Almost all the treks offer a combination of natural discovery and an insight into the country’s delicate and unique daily life. Many of the trails take walkers past remote and ancient monasteries, through deep forests, and close to villages. The trails pass grasslands and pastures for livestock, and meadows of wild flowers, butterflies, and grazing animals. Trekkers often get to spot blue sheep, takin and a variety of bird life including the wild pheasants. Bhutan’s treks are also famous for the majestic views of the Himalayas peaks that provide a sense of awe and wonder and a point of contemplation for trekkers along the way.
One of them is the Jomolhari trek where trekkers go to the base camp for Mt. Jomolhari, Bhutan’s most deeply venerated peak on the border of Bhutan and the Tibet region of China. Trekkers often come back with a sense of the majesty of high altitudes, where life ticks to a different time. The Bumthang trek is a cultural trek that takes you through villages and heritage sites in the valley.
Check out: Trekking Season in Bhutan and Jomolhari Trek
Bhutan in Four Seasons
Spring is a botanist’s delight as rhododendrons, wild azaleas, and masses of wild flowers including the edelweiss cover the meadows like carpet. Pear and apple blossoms add a dainty touch to the valleys as their pink and white blooms add a sense of new wonder to the land that is about to burst with abundant growth again.
Summer is an abundant time of the year as flowers are in bloom and the valleys are covered in green, weeping willows sweep the banks of many of the rivers and the pine cones glisten in the sun, so full with resin they are ready to plummet to the ground.
Autumn casts a bright golden glow on the vast landscape and is one of the more crowded times of the year for tourism to Bhutan.

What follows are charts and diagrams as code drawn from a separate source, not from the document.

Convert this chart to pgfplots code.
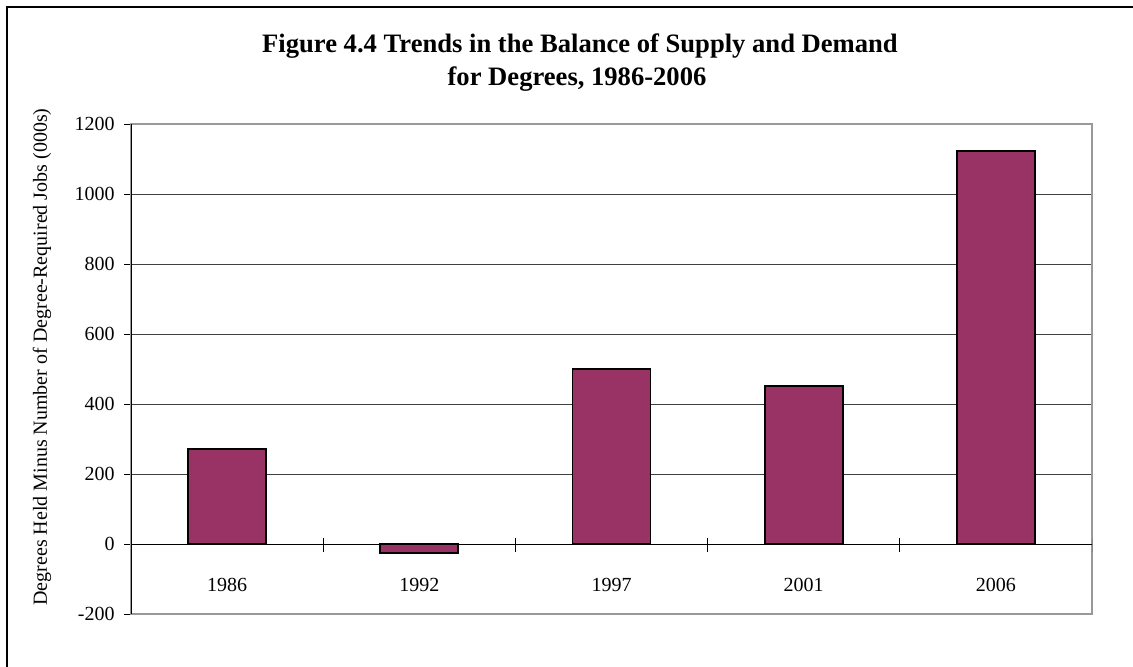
\documentclass[border=0pt]{standalone}
\usepackage{fontspec}
\setmainfont{Liberation Serif}
\usepackage{pgfplots}
\usepackage{pgfplotstable}
\pgfplotsset{compat=1.18}
\definecolor{plum}{HTML}{993366}
\pgfplotstableread{
x year val
0 1986 272
1 1992 -25
2 1997 500
3 2001 452
4 2006 1124
}\datatable
\begin{document}
\begin{tikzpicture}
\path[use as bounding box] (-65.5pt,-26pt) rectangle (501pt,307pt);
\draw[line width=0.7pt] (-62pt,-40pt) -- (-62pt,303.6pt) -- (520pt,303.6pt);
\node[anchor=base, font=\bfseries\fontsize{13.3}{16}\selectfont] at (224.5pt,281pt) {Figure 4.4 Trends in the Balance of Supply and Demand};
\node[anchor=base, font=\bfseries\fontsize{13.3}{16}\selectfont] at (223pt,264.5pt) {for Degrees, 1986-2006};
\node[rotate=90, font=\fontsize{10}{12}\selectfont, inner sep=0pt] at (-44.5pt,128.5pt) {Degrees Held Minus Number of Degree-Required Jobs (000s)};
\begin{axis}[
  at={(0pt,0pt)}, anchor=south west,
  scale only axis, width=480.5pt, height=245pt,
  xmin=-0.5, xmax=4.5, ymin=-200, ymax=1200,
  xtick={0,1,2,3,4}, xticklabels={1986,1992,1997,2001,2006},
  ytick={-200,0,200,400,600,800,1000,1200},
  yticklabels={-200,0,200,400,600,800,1000,1200},
  ytick pos=left,
  tick align=outside,
  major tick length=3.5pt,
  xtick style={draw=none},
  ytick style={black, line width=0.5pt},
  ticklabel style={font=\fontsize{10}{12}\selectfont},
  xticklabel style={anchor=base, inner sep=0pt, yshift=15pt},
  yticklabel style={anchor=east, inner sep=0pt, xshift=-4.5pt},
  ymajorgrids,
  major grid style={black!75, line width=0.5pt},
  axis line style={black!40, line width=0.6pt},
  ybar, bar width=39pt,
]
\draw[black, line width=0.5pt] (axis cs:-0.5,0) -- (axis cs:4.5,0);
\addplot[fill=plum, draw=black, line width=0.9pt, bar shift=0pt] table[x=x, y=val] {\datatable};
\draw[black, line width=0.6pt] (axis cs:-0.5,-200) -- (axis cs:-0.5,1200);
\draw[black, line width=0.5pt] ([yshift=3pt]axis cs:0.5,0) -- ([yshift=-4pt]axis cs:0.5,0);
\draw[black, line width=0.5pt] ([yshift=3pt]axis cs:1.5,0) -- ([yshift=-4pt]axis cs:1.5,0);
\draw[black, line width=0.5pt] ([yshift=3pt]axis cs:2.5,0) -- ([yshift=-4pt]axis cs:2.5,0);
\draw[black, line width=0.5pt] ([yshift=3pt]axis cs:3.5,0) -- ([yshift=-4pt]axis cs:3.5,0);
\draw[black, line width=0.5pt] ([yshift=3pt]axis cs:4.5,0) -- ([yshift=-4pt]axis cs:4.5,0);
\end{axis}
\end{tikzpicture}
\end{document}
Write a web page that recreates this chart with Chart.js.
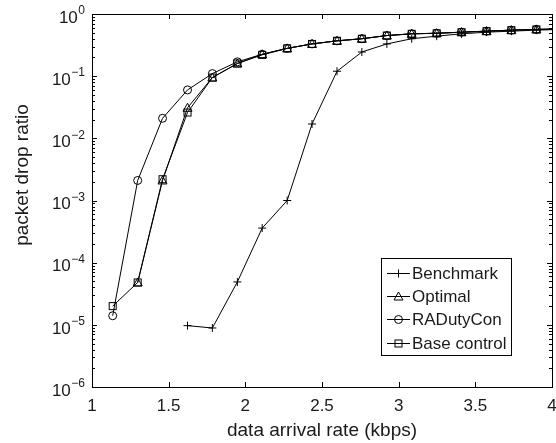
<!DOCTYPE html>
<html>
<head>
<meta charset="utf-8">
<script src="https://cdn.jsdelivr.net/npm/chart.js@4"></script>
<style>
  html, body { margin: 0; padding: 0; background: #fff; }
  #wrap { width: 556px; height: 443px; }
</style>
</head>
<body>
<div id="wrap"><canvas id="chart" width="556" height="443"></canvas></div>
<script>
const xRate = [1.135, 1.298, 1.46, 1.623, 1.785, 1.948, 2.11, 2.273, 2.435, 2.598, 2.76, 2.923, 3.085, 3.248, 3.41, 3.573, 3.735, 3.898, 4.06];

const benchmark = [null, null, null, 9.7e-6, 8.9e-6, 4.9e-5, 3.6e-4, 1.0e-3, 0.017, 0.12, 0.245, 0.33, 0.40, 0.44, 0.48, 0.51, 0.53, 0.55, 0.565];
const optimal = [null, 4.8e-5, 2.1e-3, 0.031, 0.095, 0.16, 0.225, 0.28, 0.33, 0.37, 0.40, 0.45, 0.48, 0.49, 0.51, 0.53, 0.55, 0.565, 0.575];
const raDutyCon = [1.4e-5, 2.1e-3, 0.021, 0.060, 0.11, 0.17, 0.225, 0.28, 0.33, 0.37, 0.40, 0.45, 0.48, 0.49, 0.51, 0.53, 0.55, 0.565, 0.575];
const baseControl = [2.0e-5, 4.8e-5, 2.2e-3, 0.026, 0.095, 0.16, 0.22, 0.28, 0.33, 0.37, 0.40, 0.45, 0.48, 0.49, 0.51, 0.53, 0.55, 0.565, 0.575];

const xTicks = [1, 1.5, 2, 2.5, 3, 3.5, 4];
const yDecades = [0, -1, -2, -3, -4, -5, -6];

const FONT = "'Liberation Sans', Arial, Helvetica, sans-serif";
const INK = "#1a1a1a";

// marker drawers (unfilled, MATLAB style)
const plusMarker = (ctx, x, y) => {
  ctx.beginPath();
  ctx.moveTo(x - 4, y); ctx.lineTo(x + 4, y);
  ctx.moveTo(x, y - 4); ctx.lineTo(x, y + 4);
  ctx.stroke();
};
const triMarker = (ctx, x, y) => {
  ctx.beginPath();
  ctx.moveTo(x, y - 4.5); ctx.lineTo(x + 4.5, y + 3.5); ctx.lineTo(x - 4.5, y + 3.5);
  ctx.closePath();
  ctx.stroke();
};
const circMarker = (ctx, x, y) => {
  ctx.beginPath();
  ctx.arc(x, y, 4, 0, Math.PI * 2);
  ctx.stroke();
};
const sqMarker = (ctx, x, y) => {
  ctx.strokeRect(x - 3.5, y - 3.5, 7, 7);
};

const series = [
  { label: "Benchmark", values: benchmark, marker: plusMarker },
  { label: "Optimal", values: optimal, marker: triMarker },
  { label: "RADutyCon", values: raDutyCon, marker: circMarker },
  { label: "Base control", values: baseControl, marker: sqMarker },
];

const toPoints = (vals) => xRate.map((x, i) => ({ x, y: vals[i] })).filter((p) => p.y !== null);

// draws markers, frame, inward ticks, y labels with superscripts, titles and legend
const matlabLook = {
  id: "matlabLook",
  afterDatasetsDraw(chart) {
    const { ctx, chartArea: a, scales } = chart;
    const xs = scales.x, ys = scales.y;
    ctx.save();
    ctx.beginPath();
    ctx.rect(a.left, a.top, a.right - a.left, a.bottom - a.top);
    ctx.clip();
    ctx.strokeStyle = "#000";
    ctx.lineWidth = 1;
    chart.data.datasets.forEach((ds, i) => {
      ds.data.forEach((p) => {
        const px = xs.getPixelForValue(p.x), py = ys.getPixelForValue(p.y);
        series[i].marker(ctx, px, py);
      });
    });
    ctx.restore();
  },
  afterDraw(chart) {
    const { ctx, chartArea: a, scales } = chart;
    const xs = scales.x, ys = scales.y;
    ctx.save();
    ctx.strokeStyle = "#000";
    ctx.lineWidth = 1;
    // frame
    ctx.strokeRect(Math.round(a.left) + 0.5, Math.round(a.top) + 0.5, Math.round(a.right - a.left), Math.round(a.bottom - a.top));
    // x ticks
    ctx.beginPath();
    xTicks.forEach((t) => {
      const px = Math.round(xs.getPixelForValue(t)) + 0.5;
      ctx.moveTo(px, a.bottom); ctx.lineTo(px, a.bottom - 5);
      ctx.moveTo(px, a.top); ctx.lineTo(px, a.top + 5);
    });
    // y ticks, major + minor
    yDecades.forEach((d) => {
      for (let m = 1; m <= 9; m++) {
        const v = m * Math.pow(10, d);
        if (v > 1.0001 || v < 1e-6 * 0.999) continue;
        const py = Math.round(ys.getPixelForValue(v)) + 0.5;
        const len = m === 1 ? 5 : 3;
        ctx.moveTo(a.left, py); ctx.lineTo(a.left + len, py);
        ctx.moveTo(a.right, py); ctx.lineTo(a.right - len, py);
      }
    });
    ctx.stroke();

    // y tick labels 10^d
    ctx.fillStyle = INK;
    ctx.textBaseline = "middle";
    yDecades.forEach((d) => {
      const py = ys.getPixelForValue(Math.pow(10, d));
      const sup = d === 0 ? "0" : "\u2212" + Math.abs(d);
      ctx.font = "12px " + FONT;
      const supW = ctx.measureText(sup).width;
      const right = 85;
      ctx.textAlign = "left";
      ctx.fillText(sup, right - supW, py - 3);
      ctx.font = "17px " + FONT;
      ctx.textAlign = "right";
      ctx.fillText("10", right - supW - 0.5, py + 4);
    });

    // axis titles
    ctx.font = "19px " + FONT;
    ctx.textAlign = "center";
    ctx.fillText("data arrival rate (kbps)", (a.left + a.right) / 2, 431);
    ctx.save();
    ctx.translate(23, 175);
    ctx.rotate(-Math.PI / 2);
    ctx.fillText("packet drop ratio", 0, 0);
    ctx.restore();

    // legend
    const lx = 381.5, ly = 258.5, lw = 130, lh = 97;
    ctx.fillStyle = "#fff";
    ctx.fillRect(lx, ly, lw, lh);
    ctx.strokeRect(lx, ly, lw, lh);
    ctx.font = "17px " + FONT;
    ctx.textAlign = "left";
    series.forEach((s, i) => {
      const cy = Math.round(273 + i * 23.2) + 0.5;
      ctx.beginPath();
      ctx.moveTo(387, cy); ctx.lineTo(410, cy);
      ctx.stroke();
      s.marker(ctx, 398.5, cy);
      ctx.fillStyle = INK;
      ctx.fillText(s.label, 412, cy + 1);
    });
    ctx.restore();
  },
};

new Chart(document.getElementById("chart"), {
  type: "line",
  data: {
    datasets: series.map((s) => ({
      label: s.label,
      data: toPoints(s.values),
      borderColor: "#000",
      borderWidth: 1,
      pointRadius: 0,
      fill: false,
      tension: 0,
    })),
  },
  options: {
    responsive: false,
    animation: false,
    events: [],
    layout: { padding: { left: 0, right: 4, top: 14, bottom: 0 } },
    plugins: { legend: { display: false }, tooltip: { enabled: false } },
    scales: {
      x: {
        type: "linear",
        min: 1,
        max: 4,
        afterFit: (s) => { s.height = 56; s.paddingLeft = 0; s.paddingRight = 0; },
        afterBuildTicks: (s) => { s.ticks = xTicks.map((v) => ({ value: v })); },
        grid: { display: false, drawTicks: false },
        border: { display: false },
        ticks: {
          color: INK,
          font: { family: FONT, size: 17 },
          padding: 9,
          maxRotation: 0,
          callback: (v) => String(v),
        },
      },
      y: {
        type: "logarithmic",
        min: 1e-6,
        max: 1,
        afterFit: (s) => { s.width = 92; },
        grid: { display: false, drawTicks: false },
        border: { display: false },
        ticks: { display: false },
      },
    },
  },
  plugins: [matlabLook],
});
</script>
</body>
</html>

In fall, rice fields ripen to a golden brown under crisp blue skies. The merry pink and white of cosmos flowers dot the countryside.
Winter has its moments. The days are full of sunshine while evenings can turn chilly. The winter landscape lays bare the majesty of the mountains and the sweeping valleys. Soft tufts of cloud drape lazily over mountain tops as if waiting for new life to blow it across the landscape.